When a mortgage goes bad the lender can often write off the loss as a tax deduction. But today, the North Carolina House is poised to pass a bill which would stick the homeowner with a hefty tax bill if all or part of their mortgage debt is forgiven.
First, some background. For a very long time any form of debt forgiveness was considered, in essence, income by the IRS. And the reasons are obvious. Imagine if a rich uncle gave you a loan for a million dollars and then generously forgave that debt. You’d still have a million bucks and Uncle Sam clearly wanted their piece of that action.
Then, in 2007 the housing market started to crater; some homeowners were stuck with huge mortgages they couldn’t afford. Foreclosures skyrocketed. Enter the 2007 Mortgage Forgiveness and Debt Relief Act. "It was a federal law that allowed homeowners who were doing short sales and getting debt forgiven by other means to not have that forgiven debt be taxable income," explains Daren Blomquist, senior vice president of Realtytrac which tracks real estate sales and foreclosures across the country.
When the law was passed lenders were getting hammered and something needed to be done. The law helped spur short sales, where homes were sold for less than the mortgage, after part of that debt was written off. "Many people were encouraging short sales," says Blomquist, since they were viewed as "a great solution to a problem of homeowners who have gotten in over their heads. But if they get this huge tax bill on top of that that’s really not helping them out at the end of the day."

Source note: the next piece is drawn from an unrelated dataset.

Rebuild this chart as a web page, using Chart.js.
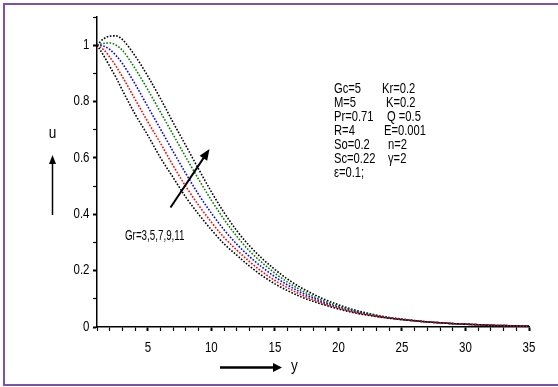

Why a huge tax bill? Let’s say you had a $100,000 mortgage. You sold the house for $80,000 and the lender forgave the remaining $20,000. Without the tax break that $20,000 would be taxed as a lump sum payment, just like a bonus. Thus, a big tax bill.
Flash forward to today. The debt forgiveness act is still in effect on the federal level but the General Assembly now wants their piece of that pie. "The mortgage crisis of 2008, 2009, the short sales and the foreclosures from that, all those mortgages have been resolved by now." That's what Republican representative John Szoka of Cumberland County told the House Finance Committee on Tuesday. Szoka is a mortgage lender by trade. "What I am seeing people applying for credit now, if they have issues, it’s not from the mortgage crisis. It’s from decisions and local market conditions wherever they live that have happened since then."
Blomquist from Realtytrac agrees, the housing crisis is largely behind us. But there are still plenty of North Carolina homeowners this could affect. Those who are underwater, meaning they owe more on their mortgage than their house is worth. "In North Carolina, 10 percent of homeowners are underwater. Which is still a little bit high. But its below the national average of 11.5 percent. And if we look at Charlotte specifically, the percentage of underwater homeowners is at 8.8 percent."
A normal rate of underwater homeowners he adds is around 5 percent.
And there are other reasons homeowners can seek debt forgiveness like the loss of a job, bankruptcy due to, say, huge health care expenses.
There’s another aspect to this tax bill which affects far more homeowners. It would eliminate your ability to deduct interest paid on mortgage insurance, known commonly as PMI. "That’s a benefit that helps homeowners. It reduces their tax burden," says Al Ripley, Director of the Consumer and Housing Project at the NC Justice Center. "And if that happens in conjunction with having to pay this additional tax, than that is of course a concern as well."
A final vote on the bill is scheduled in the North Carolina House on Wednesday. It has already been passed by the Senate.